L’ambiente musicale è in festa per l’attribuzione dei Grammy Award. Tutti, tranne l’industria discografica che si presenta all’avvenimento con il lutto al braccio.
Le vendite di CD ribassano, gli artisti si ribellano e la giustizia inizia a chiedere.
Negli Stati Uniti, soprattutto, manca il 4,1 % di vendite rispetto all’anno precedente, con un fatturato di 13,7 miliardi di dollari nel 2001, secondo le statistiche raccolte dalla RIAA, l’associazione americana dell’industria musicale.
Intermini di unità vendute (CD, cassette, ecc.) il ribasso è ancora più spettacolare: -10,3 %. In particolare i consumatori americani hanno dimenticato le cassette (-40 %) e comprano meno CD (-6 %).
Hilary Rosen, presidente della RIAA le colpe vanno suddivise.
“L’economia ha rallentato l’anno scorso – dichiara – gli attentati dell’11 settembre hanno disturbato il primo trimestre, ma la pirateria su Internet e la masterizzazione di CD hanno largamente contribuito al ribasso”.
Internet bussa a tutte le frontiere e alcuni non esitano a predire la fine dell’età dell’oro del CD, dopo quella delle cassette negli anni ’80.
Secondo gli analisti, il consumatore acquista più spesso un CD per due o tre canzoni e il resto dell’album non gli interessa.
Dunque, scaricando musica su Internet e con l’avvento di registratori digitali e masterizzatori, il consumatore di musica scopre che può controllare il contenuto dei suoi CD.
Di fronte a queste nuove possibilità, sono in molti a dire che il prezzo del CD, in una media tra i 14 e i 15 dollari, appare troppo dissuasivo.

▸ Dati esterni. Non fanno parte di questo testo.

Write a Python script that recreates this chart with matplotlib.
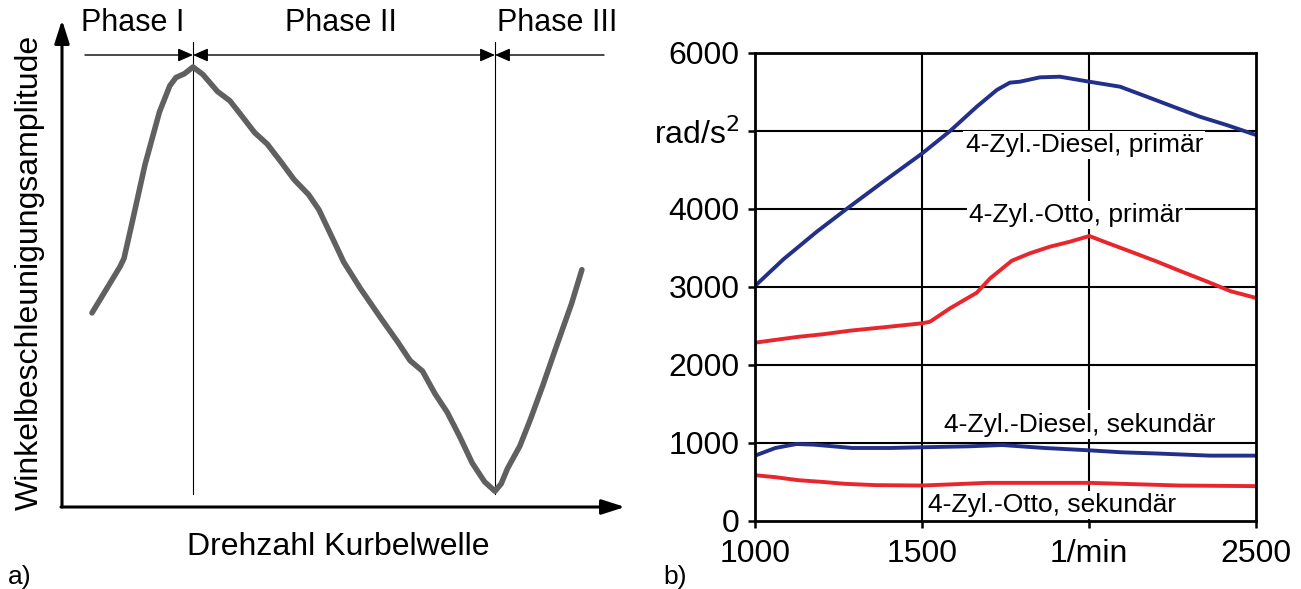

Soprattutto se si aggiunge la concorrenza del DVD che, per qualche dollaro in più, diventa molto seducente.
“La sola soluzione per le case discografiche di fronte al ribasso delle vendite – spiegano alcuni analisti – è di mettere in opera servizi online che siano veramente allettanti per il consumatore”.
Pressplay e MusicNet sono avvertiti.